To do
Copy each line exactly. Drop every picture.

Data shown
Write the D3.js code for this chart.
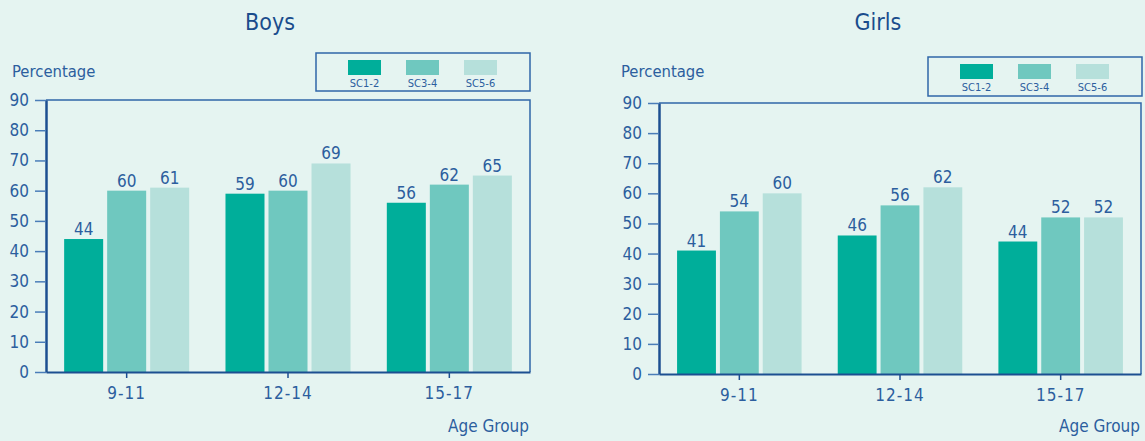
<!DOCTYPE html>
<html><head><meta charset="utf-8">
<script src="https://cdn.jsdelivr.net/npm/d3@7"></script>
<style>
html,body{margin:0;padding:0;background:#e5f4f1;}
svg{display:block;}
text{font-family:"DejaVu Sans Condensed","DejaVu Sans","Liberation Sans",sans-serif;}
</style></head>
<body>
<svg id="chart" width="1145" height="441"></svg>
<script>
const ageGroups = ["9-11", "12-14", "15-17"];
const seriesNames = ["SC1-2", "SC3-4", "SC5-6"];
const boysValues = [[44, 60, 61], [59, 60, 69], [56, 62, 65]];
const girlsValues = [[41, 54, 60], [46, 56, 62], [44, 52, 52]];
const yTicks = [0, 10, 20, 30, 40, 50, 60, 70, 80, 90];
const panelTitles = ["Boys", "Girls"];

const colors = ["#00ae9a", "#6fc8bf", "#b6e0db"];
const textColor = "#2c5e9e";
const darkBlue = "#1c4f91";
const midBlue = "#4a7db8";

const svg = d3.select("#chart");
svg.append("rect").attr("width", 1145).attr("height", 441).attr("fill", "#e5f4f1");

const panels = [
  {title: panelTitles[0], values: boysValues, left: 46, right: 530, top: 100, bottom: 372,
   titleX: 270, titleY: 30, pctX: 12, pctY: 77, legend: {x: 316, y: 53, w: 214, h: 38}, ageY: 432},
  {title: panelTitles[1], values: girlsValues, left: 659, right: 1141, top: 103, bottom: 374,
   titleX: 878, titleY: 30, pctX: 621, pctY: 77, legend: {x: 928, y: 57, w: 214, h: 39}, ageY: 432}
];

panels.forEach(p => {
  const g = svg.append("g");
  const y = d3.scaleLinear().domain([0, 90]).range([p.bottom, p.top]);
  const x0 = d3.scaleBand().domain(ageGroups).range([p.left, p.right]).paddingInner(0.225).paddingOuter(0.1125);
  const x1 = d3.scaleBand().domain(seriesNames).range([0, x0.bandwidth()]).paddingInner(0.093).paddingOuter(0);

  // frame (top & right)
  g.append("path")
    .attr("d", `M${p.left},${p.top}H${p.right}V${p.bottom}`)
    .attr("fill", "none").attr("stroke", "#2f66a8").attr("stroke-width", 1.5);

  // bars
  const groups = g.selectAll("g.grp").data(ageGroups).enter().append("g")
    .attr("transform", d => `translate(${x0(d)},0)`);
  groups.each(function(ag, gi) {
    const sel = d3.select(this);
    const vals = p.values[gi];
    sel.selectAll("rect").data(seriesNames).enter().append("rect")
      .attr("x", s => x1(s))
      .attr("width", x1.bandwidth())
      .attr("y", (s, si) => y(vals[si]))
      .attr("height", (s, si) => y(0) - y(vals[si]))
      .attr("fill", (s, si) => colors[si]);
    sel.selectAll("text").data(seriesNames).enter().append("text")
      .attr("x", s => x1(s) + x1.bandwidth() / 2)
      .attr("y", (s, si) => y(vals[si]) - 4)
      .attr("text-anchor", "middle")
      .attr("font-size", 17)
      .attr("fill", textColor)
      .text((s, si) => vals[si]);
  });

  // y axis
  const yAxis = g.append("g").attr("transform", `translate(${p.left},0)`)
    .call(d3.axisLeft(y).tickValues(yTicks).tickSize(11).tickSizeOuter(0).tickPadding(6));
  yAxis.select(".domain").attr("stroke", darkBlue).attr("stroke-width", 2.5);
  yAxis.selectAll(".tick line").attr("stroke", midBlue).attr("stroke-width", 1.5);
  yAxis.selectAll(".tick text").attr("font-size", 17).attr("fill", textColor).attr("font-family", null);

  // x axis
  const xAxis = g.append("g").attr("transform", `translate(0,${p.bottom})`)
    .call(d3.axisBottom(x0).tickSize(6).tickSizeOuter(0).tickPadding(9));
  xAxis.select(".domain").attr("stroke", darkBlue).attr("stroke-width", 2);
  xAxis.selectAll(".tick line").attr("stroke", darkBlue).attr("stroke-width", 1.5);
  xAxis.selectAll(".tick text").attr("font-size", 17).attr("fill", textColor).attr("font-family", null)
    .attr("letter-spacing", 1);

  // title
  g.append("text").attr("x", p.titleX).attr("y", p.titleY).attr("text-anchor", "middle")
    .attr("font-size", 23).attr("fill", "#1a4c8c").text(p.title);
  // Percentage
  g.append("text").attr("x", p.pctX).attr("y", p.pctY).attr("font-size", 16.5)
    .attr("fill", textColor).text("Percentage");
  // Age Group
  g.append("text").attr("x", p.right - 1).attr("y", p.ageY).attr("text-anchor", "end")
    .attr("font-size", 17).attr("fill", textColor).text("Age Group");

  // legend
  const L = p.legend;
  g.append("rect").attr("x", L.x).attr("y", L.y).attr("width", L.w).attr("height", L.h)
    .attr("fill", "none").attr("stroke", "#2f66a8").attr("stroke-width", 1.5);
  const lg = g.selectAll("g.leg").data(seriesNames).enter().append("g")
    .attr("transform", (d, i) => `translate(${L.x + 32 + i * 58},${L.y + 7})`);
  lg.append("rect").attr("width", 33).attr("height", 15).attr("fill", (d, i) => colors[i]);
  lg.append("text").attr("x", 16.5).attr("y", 27).attr("text-anchor", "middle")
    .attr("font-size", 11).attr("fill", textColor).text(d => d);
});
</script>
</body></html>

Solution to the problem
Write the D3.js code for this chart.
<!DOCTYPE html>
<html><head><meta charset="utf-8">
<script src="https://cdn.jsdelivr.net/npm/d3@7"></script>
<style>
html,body{margin:0;padding:0;background:#e5f4f1;}
svg{display:block;}
text{font-family:"DejaVu Sans Condensed","DejaVu Sans","Liberation Sans",sans-serif;}
</style></head>
<body>
<svg id="chart" width="1145" height="441"></svg>
<script>
const ageGroups = ["9-11", "12-14", "15-17"];
const seriesNames = ["SC1-2", "SC3-4", "SC5-6"];
const boysValues = [[44, 60, 61], [59, 60, 69], [56, 62, 65]];
const girlsValues = [[41, 54, 60], [46, 56, 62], [44, 52, 52]];
const yTicks = [0, 10, 20, 30, 40, 50, 60, 70, 80, 90];
const panelTitles = ["Boys", "Girls"];

const colors = ["#00ae9a", "#6fc8bf", "#b6e0db"];
const textColor = "#2c5e9e";
const darkBlue = "#1c4f91";
const midBlue = "#4a7db8";

const svg = d3.select("#chart");
svg.append("rect").attr("width", 1145).attr("height", 441).attr("fill", "#e5f4f1");

const panels = [
  {title: panelTitles[0], values: boysValues, left: 46, right: 530, top: 100, bottom: 372,
   titleX: 270, titleY: 30, pctX: 12, pctY: 77, legend: {x: 316, y: 53, w: 214, h: 38}, ageY: 432},
  {title: panelTitles[1], values: girlsValues, left: 659, right: 1141, top: 103, bottom: 374,
   titleX: 878, titleY: 30, pctX: 621, pctY: 77, legend: {x: 928, y: 57, w: 214, h: 39}, ageY: 432}
];

panels.forEach(p => {
  const g = svg.append("g");
  const y = d3.scaleLinear().domain([0, 90]).range([p.bottom, p.top]);
  const x0 = d3.scaleBand().domain(ageGroups).range([p.left, p.right]).paddingInner(0.225).paddingOuter(0.1125);
  const x1 = d3.scaleBand().domain(seriesNames).range([0, x0.bandwidth()]).paddingInner(0.093).paddingOuter(0);

  // frame (top & right)
  g.append("path")
    .attr("d", `M${p.left},${p.top}H${p.right}V${p.bottom}`)
    .attr("fill", "none").attr("stroke", "#2f66a8").attr("stroke-width", 1.5);

  // bars
  const groups = g.selectAll("g.grp").data(ageGroups).enter().append("g")
    .attr("transform", d => `translate(${x0(d)},0)`);
  groups.each(function(ag, gi) {
    const sel = d3.select(this);
    const vals = p.values[gi];
    sel.selectAll("rect").data(seriesNames).enter().append("rect")
      .attr("x", s => x1(s))
      .attr("width", x1.bandwidth())
      .attr("y", (s, si) => y(vals[si]))
      .attr("height", (s, si) => y(0) - y(vals[si]))
      .attr("fill", (s, si) => colors[si]);
    sel.selectAll("text").data(seriesNames).enter().append("text")
      .attr("x", s => x1(s) + x1.bandwidth() / 2)
      .attr("y", (s, si) => y(vals[si]) - 4)
      .attr("text-anchor", "middle")
      .attr("font-size", 17)
      .attr("fill", textColor)
      .text((s, si) => vals[si]);
  });

  // y axis
  const yAxis = g.append("g").attr("transform", `translate(${p.left},0)`)
    .call(d3.axisLeft(y).tickValues(yTicks).tickSize(11).tickSizeOuter(0).tickPadding(6));
  yAxis.select(".domain").attr("stroke", darkBlue).attr("stroke-width", 2.5);
  yAxis.selectAll(".tick line").attr("stroke", midBlue).attr("stroke-width", 1.5);
  yAxis.selectAll(".tick text").attr("font-size", 17).attr("fill", textColor).attr("font-family", null);

  // x axis
  const xAxis = g.append("g").attr("transform", `translate(0,${p.bottom})`)
    .call(d3.axisBottom(x0).tickSize(6).tickSizeOuter(0).tickPadding(9));
  xAxis.select(".domain").attr("stroke", darkBlue).attr("stroke-width", 2);
  xAxis.selectAll(".tick line").attr("stroke", darkBlue).attr("stroke-width", 1.5);
  xAxis.selectAll(".tick text").attr("font-size", 17).attr("fill", textColor).attr("font-family", null)
    .attr("letter-spacing", 1);

  // title
  g.append("text").attr("x", p.titleX).attr("y", p.titleY).attr("text-anchor", "middle")
    .attr("font-size", 23).attr("fill", "#1a4c8c").text(p.title);
  // Percentage
  g.append("text").attr("x", p.pctX).attr("y", p.pctY).attr("font-size", 16.5)
    .attr("fill", textColor).text("Percentage");
  // Age Group
  g.append("text").attr("x", p.right - 1).attr("y", p.ageY).attr("text-anchor", "end")
    .attr("font-size", 17).attr("fill", textColor).text("Age Group");

  // legend
  const L = p.legend;
  g.append("rect").attr("x", L.x).attr("y", L.y).attr("width", L.w).attr("height", L.h)
    .attr("fill", "none").attr("stroke", "#2f66a8").attr("stroke-width", 1.5);
  const lg = g.selectAll("g.leg").data(seriesNames).enter().append("g")
    .attr("transform", (d, i) => `translate(${L.x + 32 + i * 58},${L.y + 7})`);
  lg.append("rect").attr("width", 33).attr("height", 15).attr("fill", (d, i) => colors[i]);
  lg.append("text").attr("x", 16.5).attr("y", 27).attr("text-anchor", "middle")
    .attr("font-size", 11).attr("fill", textColor).text(d => d);
});
</script>
</body></html>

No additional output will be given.